▶ **Exercise instructions**
Exactly reproduce the lines of the listing below from the one containing "Output the Python" through the one containing "import pandas as pd". Skip the images.

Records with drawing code
==============================

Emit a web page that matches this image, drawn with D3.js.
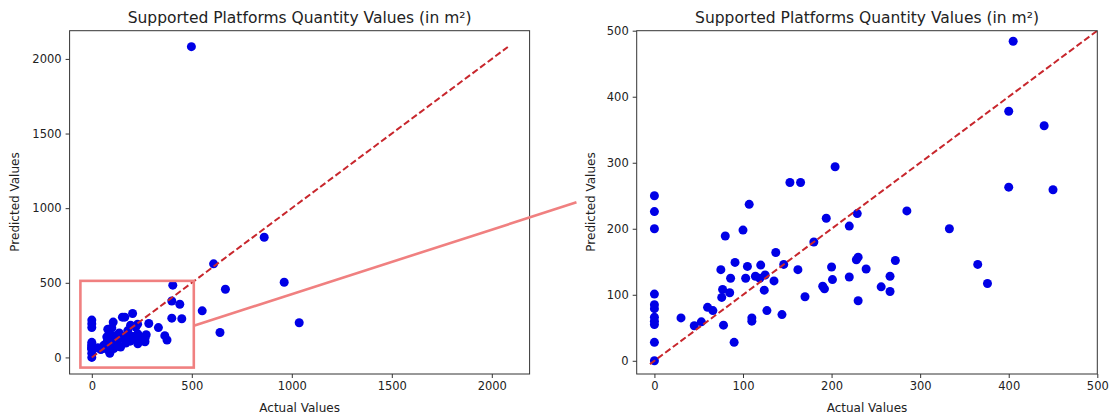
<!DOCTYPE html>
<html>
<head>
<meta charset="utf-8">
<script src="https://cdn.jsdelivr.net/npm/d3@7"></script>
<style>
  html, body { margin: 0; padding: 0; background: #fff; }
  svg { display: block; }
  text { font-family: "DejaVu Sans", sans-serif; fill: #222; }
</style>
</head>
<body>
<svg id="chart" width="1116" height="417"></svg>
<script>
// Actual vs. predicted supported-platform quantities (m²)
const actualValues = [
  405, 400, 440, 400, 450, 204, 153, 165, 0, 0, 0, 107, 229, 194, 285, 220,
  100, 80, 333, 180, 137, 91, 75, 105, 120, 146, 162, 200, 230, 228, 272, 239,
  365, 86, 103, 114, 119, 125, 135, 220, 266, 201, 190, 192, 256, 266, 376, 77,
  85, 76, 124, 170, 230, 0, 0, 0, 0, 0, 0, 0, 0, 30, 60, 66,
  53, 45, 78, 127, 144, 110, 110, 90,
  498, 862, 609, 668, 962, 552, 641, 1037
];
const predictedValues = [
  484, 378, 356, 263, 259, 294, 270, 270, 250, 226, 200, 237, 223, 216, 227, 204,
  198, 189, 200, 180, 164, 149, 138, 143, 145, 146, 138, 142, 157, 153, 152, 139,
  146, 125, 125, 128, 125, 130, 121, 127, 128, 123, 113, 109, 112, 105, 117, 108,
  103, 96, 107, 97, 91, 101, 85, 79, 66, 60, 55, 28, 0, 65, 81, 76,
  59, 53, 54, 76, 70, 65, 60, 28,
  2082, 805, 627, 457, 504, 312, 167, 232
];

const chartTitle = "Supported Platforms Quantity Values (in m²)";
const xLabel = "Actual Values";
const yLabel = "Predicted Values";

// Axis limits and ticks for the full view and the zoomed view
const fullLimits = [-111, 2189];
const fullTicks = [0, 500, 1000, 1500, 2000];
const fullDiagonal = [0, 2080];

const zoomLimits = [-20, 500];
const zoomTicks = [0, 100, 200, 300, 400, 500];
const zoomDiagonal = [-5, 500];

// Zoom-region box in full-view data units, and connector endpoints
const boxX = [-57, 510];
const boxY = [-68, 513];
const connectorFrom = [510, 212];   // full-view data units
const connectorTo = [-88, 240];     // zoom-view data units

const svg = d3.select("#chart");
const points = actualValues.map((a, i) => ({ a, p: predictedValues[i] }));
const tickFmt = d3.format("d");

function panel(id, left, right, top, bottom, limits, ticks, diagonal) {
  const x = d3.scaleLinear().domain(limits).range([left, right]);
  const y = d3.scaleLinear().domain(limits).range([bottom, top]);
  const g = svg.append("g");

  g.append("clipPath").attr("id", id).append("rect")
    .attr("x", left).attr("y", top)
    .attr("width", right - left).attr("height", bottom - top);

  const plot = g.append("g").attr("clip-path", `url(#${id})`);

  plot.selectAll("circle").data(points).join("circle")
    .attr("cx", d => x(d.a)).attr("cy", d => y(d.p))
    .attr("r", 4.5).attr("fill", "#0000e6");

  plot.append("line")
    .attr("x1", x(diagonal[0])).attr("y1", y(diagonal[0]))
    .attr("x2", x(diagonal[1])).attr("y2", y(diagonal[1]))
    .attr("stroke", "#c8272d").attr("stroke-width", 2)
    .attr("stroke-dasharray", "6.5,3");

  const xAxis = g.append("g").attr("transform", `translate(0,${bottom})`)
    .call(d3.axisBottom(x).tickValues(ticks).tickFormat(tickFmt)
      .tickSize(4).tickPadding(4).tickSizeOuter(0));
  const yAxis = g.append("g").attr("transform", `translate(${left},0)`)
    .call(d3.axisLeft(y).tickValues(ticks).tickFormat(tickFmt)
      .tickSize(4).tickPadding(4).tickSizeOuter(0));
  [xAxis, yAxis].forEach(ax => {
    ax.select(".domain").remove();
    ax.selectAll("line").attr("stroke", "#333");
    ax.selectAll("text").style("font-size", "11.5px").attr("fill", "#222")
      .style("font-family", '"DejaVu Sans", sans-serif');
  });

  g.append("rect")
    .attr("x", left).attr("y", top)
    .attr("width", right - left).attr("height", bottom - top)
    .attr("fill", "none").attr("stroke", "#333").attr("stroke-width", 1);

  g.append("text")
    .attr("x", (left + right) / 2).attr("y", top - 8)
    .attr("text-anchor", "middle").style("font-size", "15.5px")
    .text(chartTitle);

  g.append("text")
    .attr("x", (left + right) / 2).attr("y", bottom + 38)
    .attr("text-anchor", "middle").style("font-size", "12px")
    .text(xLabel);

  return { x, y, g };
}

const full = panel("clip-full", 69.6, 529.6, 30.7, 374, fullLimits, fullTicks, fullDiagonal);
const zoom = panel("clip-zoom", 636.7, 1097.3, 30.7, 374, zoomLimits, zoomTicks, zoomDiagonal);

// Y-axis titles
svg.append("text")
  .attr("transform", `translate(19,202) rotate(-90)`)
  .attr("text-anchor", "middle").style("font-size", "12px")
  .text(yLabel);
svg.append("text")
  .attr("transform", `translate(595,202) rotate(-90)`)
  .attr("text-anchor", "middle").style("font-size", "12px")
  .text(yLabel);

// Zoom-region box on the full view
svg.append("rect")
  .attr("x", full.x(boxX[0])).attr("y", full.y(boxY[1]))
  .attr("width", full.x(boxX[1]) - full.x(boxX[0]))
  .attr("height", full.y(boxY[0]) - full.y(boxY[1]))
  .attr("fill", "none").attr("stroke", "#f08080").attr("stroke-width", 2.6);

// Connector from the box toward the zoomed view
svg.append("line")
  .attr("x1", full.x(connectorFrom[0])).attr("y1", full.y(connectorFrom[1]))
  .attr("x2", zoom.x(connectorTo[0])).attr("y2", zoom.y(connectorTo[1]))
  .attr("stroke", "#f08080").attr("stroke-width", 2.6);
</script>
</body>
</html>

==============================

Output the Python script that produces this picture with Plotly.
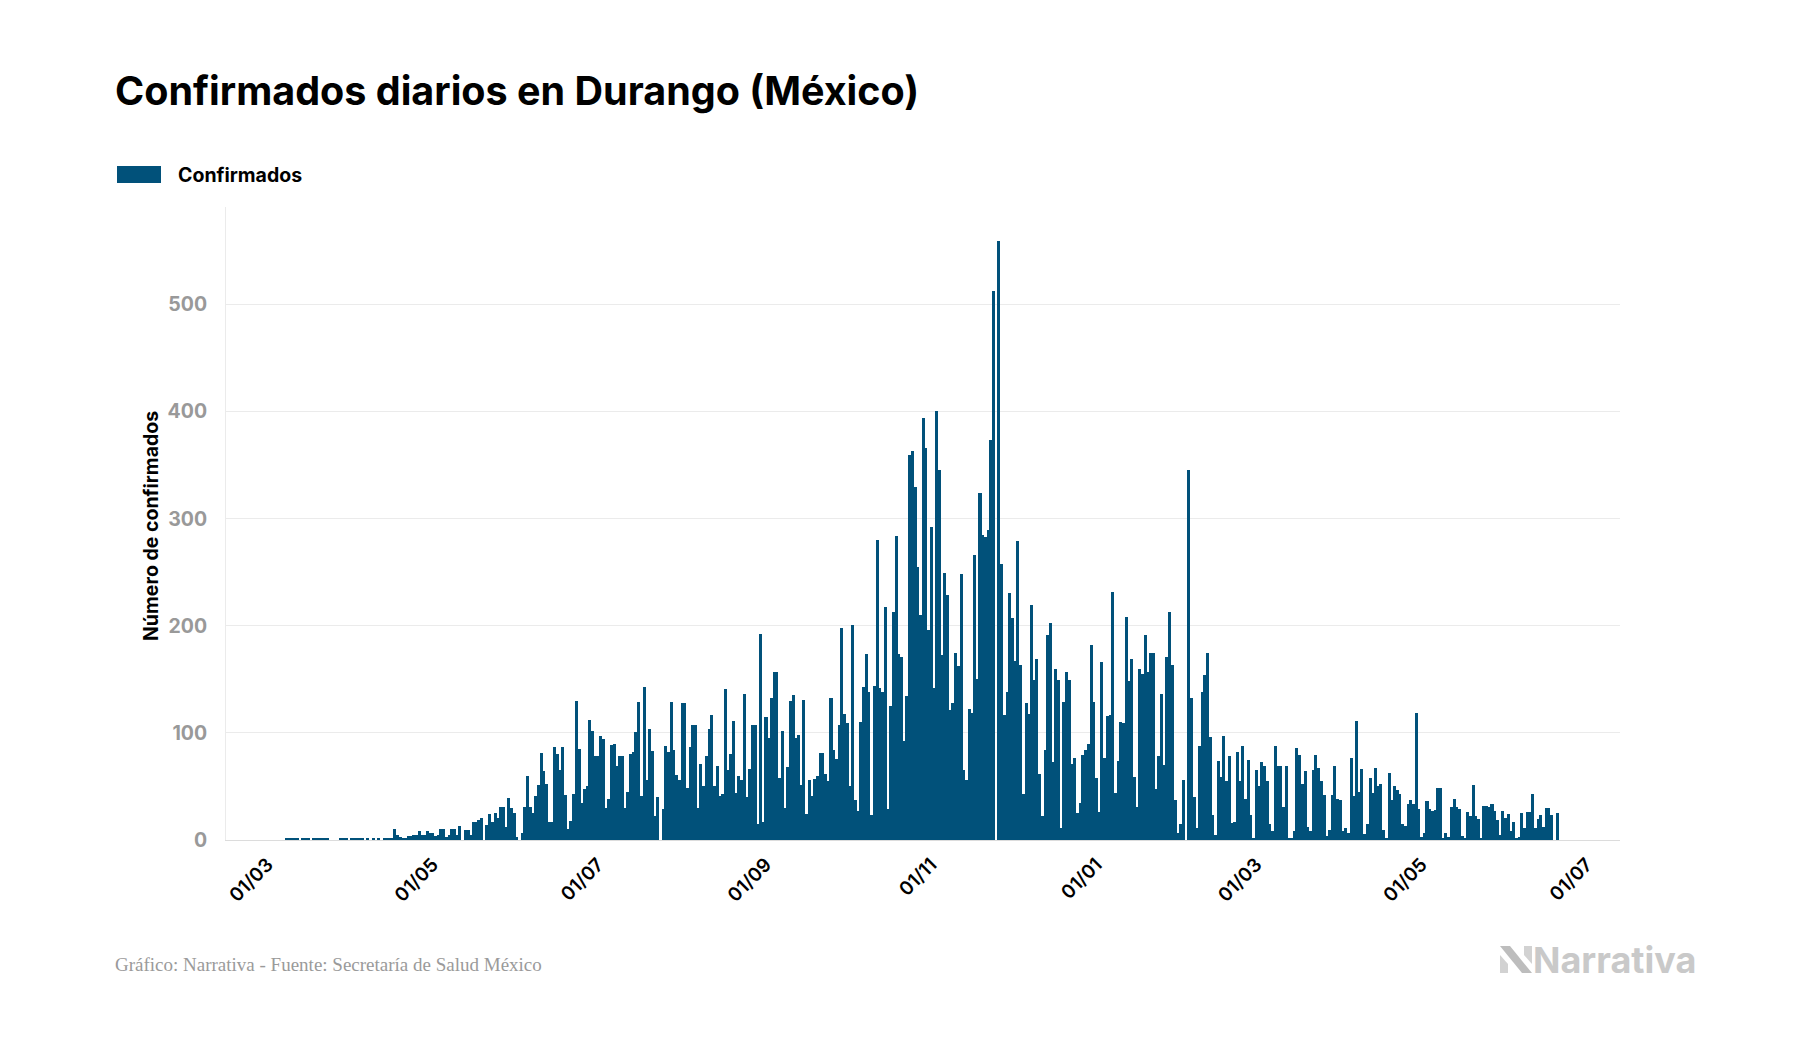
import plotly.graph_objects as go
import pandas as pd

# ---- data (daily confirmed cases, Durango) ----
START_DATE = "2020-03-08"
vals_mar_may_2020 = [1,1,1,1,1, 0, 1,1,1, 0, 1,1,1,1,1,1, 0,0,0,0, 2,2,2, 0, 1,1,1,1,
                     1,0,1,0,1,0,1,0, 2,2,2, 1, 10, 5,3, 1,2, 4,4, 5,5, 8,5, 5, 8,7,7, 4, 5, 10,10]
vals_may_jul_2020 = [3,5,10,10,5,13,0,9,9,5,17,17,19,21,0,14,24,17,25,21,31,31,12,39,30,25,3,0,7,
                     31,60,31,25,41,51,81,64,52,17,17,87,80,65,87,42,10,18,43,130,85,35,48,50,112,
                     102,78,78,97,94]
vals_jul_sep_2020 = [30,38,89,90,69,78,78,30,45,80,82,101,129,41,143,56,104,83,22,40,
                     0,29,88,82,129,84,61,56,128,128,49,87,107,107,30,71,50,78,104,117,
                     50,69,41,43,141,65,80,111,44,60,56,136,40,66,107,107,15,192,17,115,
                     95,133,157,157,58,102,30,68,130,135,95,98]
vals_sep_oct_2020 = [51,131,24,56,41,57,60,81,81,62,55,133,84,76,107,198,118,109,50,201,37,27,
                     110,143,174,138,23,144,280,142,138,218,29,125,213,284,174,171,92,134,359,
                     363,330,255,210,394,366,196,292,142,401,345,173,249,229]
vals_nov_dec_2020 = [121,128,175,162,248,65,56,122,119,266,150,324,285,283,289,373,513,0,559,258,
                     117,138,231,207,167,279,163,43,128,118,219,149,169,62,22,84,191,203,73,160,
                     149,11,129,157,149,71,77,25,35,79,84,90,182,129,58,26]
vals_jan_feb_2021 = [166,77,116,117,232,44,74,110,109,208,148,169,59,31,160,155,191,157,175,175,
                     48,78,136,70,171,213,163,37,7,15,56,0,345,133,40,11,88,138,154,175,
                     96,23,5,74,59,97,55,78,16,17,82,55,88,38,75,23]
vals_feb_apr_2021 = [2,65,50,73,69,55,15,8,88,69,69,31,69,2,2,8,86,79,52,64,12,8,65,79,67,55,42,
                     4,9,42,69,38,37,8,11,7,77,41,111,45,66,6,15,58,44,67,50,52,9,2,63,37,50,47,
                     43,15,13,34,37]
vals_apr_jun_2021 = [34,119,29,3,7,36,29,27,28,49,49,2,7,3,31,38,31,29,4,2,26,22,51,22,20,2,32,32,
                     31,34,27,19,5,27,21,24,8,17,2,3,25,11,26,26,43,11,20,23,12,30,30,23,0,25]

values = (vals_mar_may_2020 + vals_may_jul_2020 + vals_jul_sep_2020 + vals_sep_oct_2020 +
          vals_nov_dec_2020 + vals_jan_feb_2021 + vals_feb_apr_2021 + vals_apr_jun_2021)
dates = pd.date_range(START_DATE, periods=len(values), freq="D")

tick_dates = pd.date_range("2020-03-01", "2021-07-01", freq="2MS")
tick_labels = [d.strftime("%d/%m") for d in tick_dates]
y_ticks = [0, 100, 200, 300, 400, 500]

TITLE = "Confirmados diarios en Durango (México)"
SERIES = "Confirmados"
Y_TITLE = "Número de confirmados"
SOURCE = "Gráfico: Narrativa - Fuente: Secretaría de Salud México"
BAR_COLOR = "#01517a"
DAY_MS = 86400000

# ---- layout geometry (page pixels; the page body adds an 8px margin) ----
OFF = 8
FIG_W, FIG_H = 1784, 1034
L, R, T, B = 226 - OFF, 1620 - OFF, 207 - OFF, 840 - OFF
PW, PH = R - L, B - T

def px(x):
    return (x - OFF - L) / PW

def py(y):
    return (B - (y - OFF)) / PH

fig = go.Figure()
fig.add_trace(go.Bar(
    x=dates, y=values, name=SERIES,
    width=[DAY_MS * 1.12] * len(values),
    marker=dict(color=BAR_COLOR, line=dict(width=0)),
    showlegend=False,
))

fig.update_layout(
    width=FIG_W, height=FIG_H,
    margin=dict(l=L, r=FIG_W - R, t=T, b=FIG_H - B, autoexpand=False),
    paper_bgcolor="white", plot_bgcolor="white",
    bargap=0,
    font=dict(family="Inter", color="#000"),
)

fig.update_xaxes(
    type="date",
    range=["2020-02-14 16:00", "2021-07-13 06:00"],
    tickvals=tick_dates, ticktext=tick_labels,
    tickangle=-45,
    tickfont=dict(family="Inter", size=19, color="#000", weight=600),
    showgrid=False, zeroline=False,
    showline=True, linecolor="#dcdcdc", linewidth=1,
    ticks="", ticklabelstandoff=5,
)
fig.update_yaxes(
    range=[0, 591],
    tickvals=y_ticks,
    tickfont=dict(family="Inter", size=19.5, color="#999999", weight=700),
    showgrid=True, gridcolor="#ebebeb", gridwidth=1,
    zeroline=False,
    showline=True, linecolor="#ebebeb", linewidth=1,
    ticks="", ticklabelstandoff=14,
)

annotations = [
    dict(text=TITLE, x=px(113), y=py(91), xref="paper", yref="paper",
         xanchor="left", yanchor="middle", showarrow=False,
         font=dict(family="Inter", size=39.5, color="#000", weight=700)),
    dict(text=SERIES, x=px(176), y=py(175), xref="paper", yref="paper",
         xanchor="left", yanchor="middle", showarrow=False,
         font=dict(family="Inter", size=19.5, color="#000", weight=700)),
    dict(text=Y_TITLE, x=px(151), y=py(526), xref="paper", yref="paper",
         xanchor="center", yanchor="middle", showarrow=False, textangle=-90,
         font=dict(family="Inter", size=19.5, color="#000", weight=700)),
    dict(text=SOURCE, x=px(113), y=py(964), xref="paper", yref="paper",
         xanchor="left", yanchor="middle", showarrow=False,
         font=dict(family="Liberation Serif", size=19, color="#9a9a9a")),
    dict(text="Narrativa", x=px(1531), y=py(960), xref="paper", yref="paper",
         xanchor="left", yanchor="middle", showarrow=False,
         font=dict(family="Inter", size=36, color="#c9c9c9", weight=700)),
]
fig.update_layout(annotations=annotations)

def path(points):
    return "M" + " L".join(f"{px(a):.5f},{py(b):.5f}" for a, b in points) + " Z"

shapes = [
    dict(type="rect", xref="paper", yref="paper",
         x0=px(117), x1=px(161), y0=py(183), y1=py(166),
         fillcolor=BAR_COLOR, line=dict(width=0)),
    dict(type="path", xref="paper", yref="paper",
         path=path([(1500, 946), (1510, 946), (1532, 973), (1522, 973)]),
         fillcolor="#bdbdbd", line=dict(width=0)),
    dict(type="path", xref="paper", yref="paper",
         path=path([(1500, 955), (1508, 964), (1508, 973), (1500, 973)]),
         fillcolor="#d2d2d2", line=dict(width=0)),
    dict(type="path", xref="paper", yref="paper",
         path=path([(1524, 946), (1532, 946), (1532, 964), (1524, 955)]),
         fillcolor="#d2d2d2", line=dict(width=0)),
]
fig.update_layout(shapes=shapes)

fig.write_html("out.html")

==============================

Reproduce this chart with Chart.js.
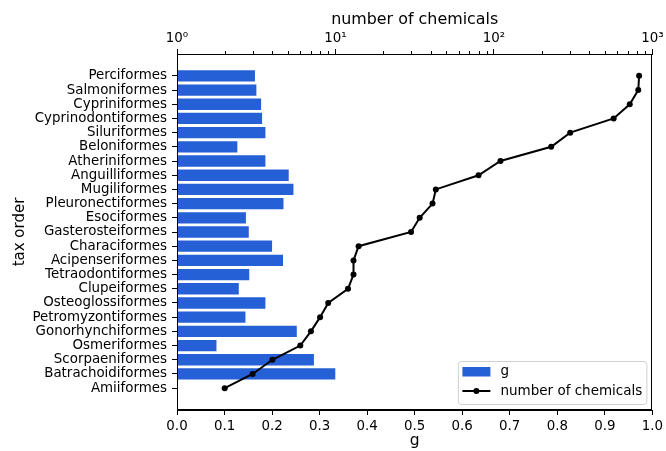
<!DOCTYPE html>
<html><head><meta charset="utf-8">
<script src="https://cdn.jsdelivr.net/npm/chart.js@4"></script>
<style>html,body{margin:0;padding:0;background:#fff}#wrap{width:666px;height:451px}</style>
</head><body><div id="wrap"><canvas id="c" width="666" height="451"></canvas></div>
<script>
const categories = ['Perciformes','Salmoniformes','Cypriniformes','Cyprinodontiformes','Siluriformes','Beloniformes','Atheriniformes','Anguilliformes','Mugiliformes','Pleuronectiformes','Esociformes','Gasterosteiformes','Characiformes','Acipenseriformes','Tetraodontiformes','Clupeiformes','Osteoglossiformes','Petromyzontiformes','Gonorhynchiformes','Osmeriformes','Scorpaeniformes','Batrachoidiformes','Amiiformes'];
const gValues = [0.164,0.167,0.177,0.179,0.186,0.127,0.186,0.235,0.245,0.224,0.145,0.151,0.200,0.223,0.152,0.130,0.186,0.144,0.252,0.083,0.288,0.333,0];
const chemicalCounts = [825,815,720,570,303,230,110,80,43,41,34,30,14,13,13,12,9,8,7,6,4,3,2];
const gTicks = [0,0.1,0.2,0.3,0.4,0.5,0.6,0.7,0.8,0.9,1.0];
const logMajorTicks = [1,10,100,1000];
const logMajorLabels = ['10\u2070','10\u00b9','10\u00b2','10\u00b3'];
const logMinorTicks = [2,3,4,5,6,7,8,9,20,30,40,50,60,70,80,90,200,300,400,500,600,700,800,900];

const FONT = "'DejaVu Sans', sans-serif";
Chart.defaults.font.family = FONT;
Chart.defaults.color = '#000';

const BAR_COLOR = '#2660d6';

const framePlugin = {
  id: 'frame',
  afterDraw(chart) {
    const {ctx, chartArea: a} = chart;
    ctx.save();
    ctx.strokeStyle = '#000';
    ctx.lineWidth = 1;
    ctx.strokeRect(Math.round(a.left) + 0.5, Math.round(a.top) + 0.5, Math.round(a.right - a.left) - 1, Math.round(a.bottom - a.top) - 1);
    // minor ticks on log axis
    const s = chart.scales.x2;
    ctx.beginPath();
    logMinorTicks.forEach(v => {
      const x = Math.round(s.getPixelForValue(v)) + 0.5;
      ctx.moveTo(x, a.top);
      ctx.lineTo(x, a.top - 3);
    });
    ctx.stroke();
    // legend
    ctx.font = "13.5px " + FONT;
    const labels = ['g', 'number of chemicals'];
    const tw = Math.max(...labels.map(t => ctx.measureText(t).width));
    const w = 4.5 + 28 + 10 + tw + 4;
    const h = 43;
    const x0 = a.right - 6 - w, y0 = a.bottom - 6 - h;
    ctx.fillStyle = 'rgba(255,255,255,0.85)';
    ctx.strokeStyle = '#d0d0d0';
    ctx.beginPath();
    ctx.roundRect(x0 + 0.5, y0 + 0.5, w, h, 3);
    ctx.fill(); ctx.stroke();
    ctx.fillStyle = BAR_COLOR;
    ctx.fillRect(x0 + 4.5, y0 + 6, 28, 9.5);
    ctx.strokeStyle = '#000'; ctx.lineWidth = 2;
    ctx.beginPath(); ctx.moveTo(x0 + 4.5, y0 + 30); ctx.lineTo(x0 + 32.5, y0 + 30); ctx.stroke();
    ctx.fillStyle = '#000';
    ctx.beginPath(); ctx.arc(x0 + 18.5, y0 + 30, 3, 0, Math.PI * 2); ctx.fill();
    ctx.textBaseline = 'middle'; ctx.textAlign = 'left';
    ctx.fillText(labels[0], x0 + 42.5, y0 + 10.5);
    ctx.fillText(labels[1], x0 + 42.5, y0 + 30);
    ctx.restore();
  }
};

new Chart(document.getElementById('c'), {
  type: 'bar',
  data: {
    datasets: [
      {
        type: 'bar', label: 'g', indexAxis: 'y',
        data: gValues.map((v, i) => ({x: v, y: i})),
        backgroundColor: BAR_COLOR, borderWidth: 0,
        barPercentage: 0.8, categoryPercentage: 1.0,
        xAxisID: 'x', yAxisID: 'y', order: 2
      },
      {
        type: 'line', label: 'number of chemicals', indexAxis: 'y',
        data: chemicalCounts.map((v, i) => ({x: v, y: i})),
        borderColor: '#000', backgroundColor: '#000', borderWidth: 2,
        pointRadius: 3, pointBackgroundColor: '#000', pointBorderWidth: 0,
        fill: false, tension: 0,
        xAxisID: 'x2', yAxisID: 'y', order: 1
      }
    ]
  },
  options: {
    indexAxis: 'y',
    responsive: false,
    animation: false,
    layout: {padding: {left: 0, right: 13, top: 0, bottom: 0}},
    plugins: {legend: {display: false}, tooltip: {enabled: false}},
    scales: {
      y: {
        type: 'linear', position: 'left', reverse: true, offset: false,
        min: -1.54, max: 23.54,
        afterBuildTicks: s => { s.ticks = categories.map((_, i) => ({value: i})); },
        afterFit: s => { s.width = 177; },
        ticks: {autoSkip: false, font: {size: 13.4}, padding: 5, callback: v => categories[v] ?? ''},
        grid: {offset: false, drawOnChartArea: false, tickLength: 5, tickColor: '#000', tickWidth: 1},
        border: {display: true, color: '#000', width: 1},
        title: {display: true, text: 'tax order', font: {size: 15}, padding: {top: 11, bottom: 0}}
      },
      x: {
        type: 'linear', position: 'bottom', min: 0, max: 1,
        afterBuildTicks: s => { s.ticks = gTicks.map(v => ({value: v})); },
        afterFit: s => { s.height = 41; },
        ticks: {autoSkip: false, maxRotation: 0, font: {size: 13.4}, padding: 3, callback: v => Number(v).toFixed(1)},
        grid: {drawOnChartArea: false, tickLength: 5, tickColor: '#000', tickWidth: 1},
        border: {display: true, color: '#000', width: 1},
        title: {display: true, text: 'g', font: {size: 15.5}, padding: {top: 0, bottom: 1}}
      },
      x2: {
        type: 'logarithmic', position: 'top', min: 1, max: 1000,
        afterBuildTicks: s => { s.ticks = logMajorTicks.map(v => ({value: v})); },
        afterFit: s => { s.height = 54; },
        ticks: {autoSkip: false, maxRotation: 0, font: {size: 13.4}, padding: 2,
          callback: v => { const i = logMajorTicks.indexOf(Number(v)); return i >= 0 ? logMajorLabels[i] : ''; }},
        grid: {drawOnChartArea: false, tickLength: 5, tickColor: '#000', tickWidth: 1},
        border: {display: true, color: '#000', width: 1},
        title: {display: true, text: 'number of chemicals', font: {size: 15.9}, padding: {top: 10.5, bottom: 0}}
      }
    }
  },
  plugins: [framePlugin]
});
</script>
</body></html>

==============================

▶ **Result below**
Output the Python script that produces this picture with Plotly.
import plotly.graph_objects as go
import pandas as pd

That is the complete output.